By $ f^{2}\left(m\right)$, we mean $ \left(f\left(m\right)\right)^{2}$ (and not $ f\left(f\left(m\right)\right)$).
[i]Proposed by Mohsen Jamali, Iran[/i]
2025 Olympic Revenge, 3
Find all $f\colon\mathbf{R}\rightarrow\mathbf{R}$ such that
\[f(f(x)f(y)) = f(x + y) + f(xy)\]
for all $x,y\in\mathbf{R}$.
2020 Swedish Mathematical Competition, 3
Determine all bounded functions $f: R \to R$, such that $f (f (x) + y) = f (x) + f (y)$, for all real $x, y$.
2010 Brazil National Olympiad, 1
Find all functions $f$ from the reals into the reals such that \[ f(ab) = f(a+b) \] for all irrational $a, b$.
2018 SIMO, Q1
Find all functions $f:\mathbb{N}\setminus\{1\} \rightarrow\mathbb{N}$ such that for all distinct $x,y\in \mathbb{N}$ with $y\ge 2018$, $$\gcd(f(x),y)\cdot \mathrm{lcm}(x,f(y))=f(x)f(y).$$
2005 VJIMC, Problem 2
Let $f:A^3\to A$ where $A$ is a nonempty set and $f$ satisfies:
(a) for all $x,y\in A$, $f(x,y,y)=x=f(y,y,x)$ and
(b) for all $x_1,x_2,x_3,y_1,y_2,y_3,z_1,z_2,z_3\in A$,
$$f(f(x_1,x_2,x_3),f(y_1,y_2,y_3),f(z_1,z_2,z_3))=f(f(x_1,y_1,z_1),f(x_2,y_2,z_2),f(x_3,y_3,z_3)).$$
Prove that for an arbitrary fixed $a\in A$, the operation $x+y=f(x,a,y)$ is an Abelian group addition.
2002 Singapore Senior Math Olympiad, 1
Let $f: N \to N$ be a function satisfying the following:
$\bullet$ $f(ab) = f(a)f(b)$, whenever the greatest common divisor of $a$ and $b$ is $1$.
$\bullet$ $f(p + q) = f(p)+ f(q)$ whenever $p$ and $q$ are primes.

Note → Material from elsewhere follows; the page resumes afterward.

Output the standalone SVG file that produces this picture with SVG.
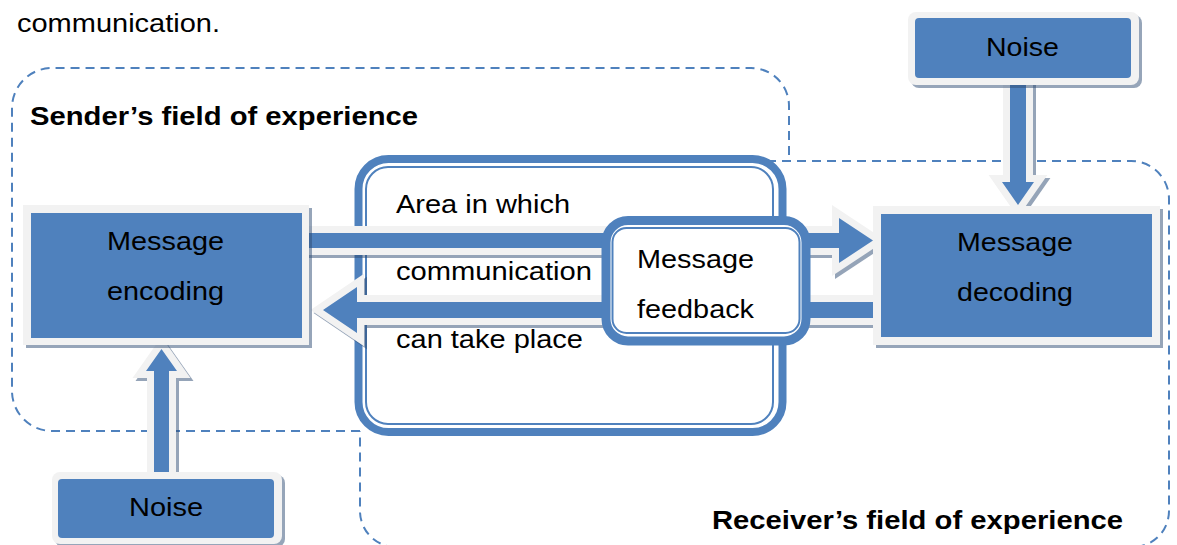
<svg xmlns="http://www.w3.org/2000/svg" width="1177" height="545" viewBox="0 0 1177 545">
<style>
.t{font-family:"Liberation Sans",Arial,sans-serif;font-size:26px;fill:#000}
.b{font-weight:bold}
.dash{fill:none;stroke:#4f81bd;stroke-width:2;stroke-dasharray:9 6}
.blue{fill:#4f81bd}
.frame{fill:#f2f2f2}
.shd{fill:#2d4b73;opacity:0.5}
.arr{fill:#4f81bd;stroke:#f2f2f2;stroke-width:14;stroke-linejoin:miter;stroke-miterlimit:6;paint-order:stroke}
.arrs{fill:#2d4b73;stroke:#2d4b73;stroke-width:14;stroke-linejoin:miter;stroke-miterlimit:6;opacity:0.5}
</style>
<rect width="1177" height="545" fill="#fff"/>
<text class="t" x="17" y="32" textLength="203" lengthAdjust="spacingAndGlyphs">communication.</text>

<g id="sender-field">
<path class="dash" d="M360 431 H52 A40 40 0 0 1 12 391 V108 A40 40 0 0 1 52 68 H751 A38 38 0 0 1 789 106 V161"/>
<text class="t b" x="30" y="125" textLength="388" lengthAdjust="spacingAndGlyphs">Sender’s field of experience</text>
</g>
<g id="receiver-field">
<path class="dash" d="M767 161 H1131 A38 38 0 0 1 1169 199 V511 A36 36 0 0 1 1133 547 H396 A36 36 0 0 1 360 511 V431"/>
<text class="t b" x="712" y="529" textLength="411" lengthAdjust="spacingAndGlyphs">Receiver’s field of experience</text>
</g>

<g id="area">
<rect x="358.5" y="159" width="424" height="273" rx="30" fill="#fff" stroke="#4f81bd" stroke-width="8"/>
<rect x="366" y="167" width="407" height="257" rx="22" fill="none" stroke="#4f81bd" stroke-width="2"/>
<text class="t" x="396" y="213" textLength="174" lengthAdjust="spacingAndGlyphs">Area in which</text>
<text class="t" x="396" y="280" textLength="196" lengthAdjust="spacingAndGlyphs">communication</text>
<text class="t" x="396" y="348" textLength="187" lengthAdjust="spacingAndGlyphs">can take place</text>
</g>

<g id="connectors">
<polygon class="arrs" transform="translate(3,3)" points="309,233 839,233 839,218 873,240.5 839,263 839,248 309,248"/>
<polygon class="arr" points="309,233 839,233 839,218 873,240.5 839,263 839,248 309,248"/>
<polygon class="arrs" transform="translate(3,3)" points="873,302 357,302 357,287 323,310 357,333 357,318 873,318"/>
<polygon class="arr" points="873,302 357,302 357,287 323,310 357,333 357,318 873,318"/>
<polygon class="arrs" transform="translate(3,3)" points="154,479 154,371 146,371 161.5,349 177,371 169,371 169,479"/>
<polygon class="arr" points="154,479 154,371 146,371 161.5,349 177,371 169,371 169,479"/>
<polygon class="arrs" transform="translate(3,3)" points="1010,80 1010,182 1002,182 1018,205 1034,182 1026,182 1026,80"/>
<polygon class="arr" points="1010,80 1010,182 1002,182 1018,205 1034,182 1026,182 1026,80"/>
</g>

<g id="feedback">
<rect x="606" y="220.5" width="200" height="120.5" rx="22" fill="#fff" stroke="#4f81bd" stroke-width="9"/>
<rect x="612.5" y="228" width="187" height="105" rx="14" fill="none" stroke="#4f81bd" stroke-width="2"/>
<text class="t" x="637" y="268" textLength="117" lengthAdjust="spacingAndGlyphs">Message</text>
<text class="t" x="637" y="318" textLength="117" lengthAdjust="spacingAndGlyphs">feedback</text>
</g>

<g id="encoding">
<rect class="shd" x="26" y="208" width="286" height="140"/>
<rect class="frame" x="23" y="205" width="286" height="140"/>
<rect class="blue" x="31" y="213" width="271" height="125"/>
<text class="t" x="107" y="250" textLength="117" lengthAdjust="spacingAndGlyphs">Message</text>
<text class="t" x="107" y="300" textLength="117" lengthAdjust="spacingAndGlyphs">encoding</text>
</g>

<g id="decoding">
<rect class="shd" x="876" y="209" width="287" height="139"/>
<rect class="frame" x="873" y="206" width="287" height="139"/>
<rect class="blue" x="881" y="214" width="271" height="123"/>
<text class="t" x="957" y="251" textLength="116" lengthAdjust="spacingAndGlyphs">Message</text>
<text class="t" x="957" y="301" textLength="116" lengthAdjust="spacingAndGlyphs">decoding</text>
</g>

<g id="noise-top">
<rect class="shd" x="911" y="15" width="231" height="73" rx="8"/>
<rect class="frame" x="908" y="12" width="231" height="73" rx="8"/>
<rect class="blue" x="915" y="18" width="216" height="60" rx="4"/>
<text class="t" x="986" y="56" textLength="73" lengthAdjust="spacingAndGlyphs">Noise</text>
</g>

<g id="noise-bottom">
<rect class="shd" x="55" y="475" width="230" height="72" rx="8"/>
<rect class="frame" x="52" y="472" width="230" height="72" rx="8"/>
<rect class="blue" x="58" y="479" width="216" height="59" rx="4"/>
<text class="t" x="129" y="516" textLength="74" lengthAdjust="spacingAndGlyphs">Noise</text>
</g>
</svg>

Determine all possible values of $f(2002)$. Justify your answers.
2004 Korea Junior Math Olympiad, 5
Show that there exists no function $f:\mathbb {R}\rightarrow \mathbb {R}$ that satisfies $f(f(x))-x^2+x+3=0$ for arbitrary real variable $x$.
(Same as KMO 2004 P1)
2014 Peru IMO TST, 14
Let $\mathbb{Z} _{>0}$ be the set of positive integers. Find all functions $f: \mathbb{Z} _{>0}\rightarrow \mathbb{Z} _{>0}$ such that
\[ m^2 + f(n) \mid mf(m) +n \]
for all positive integers $m$ and $n$.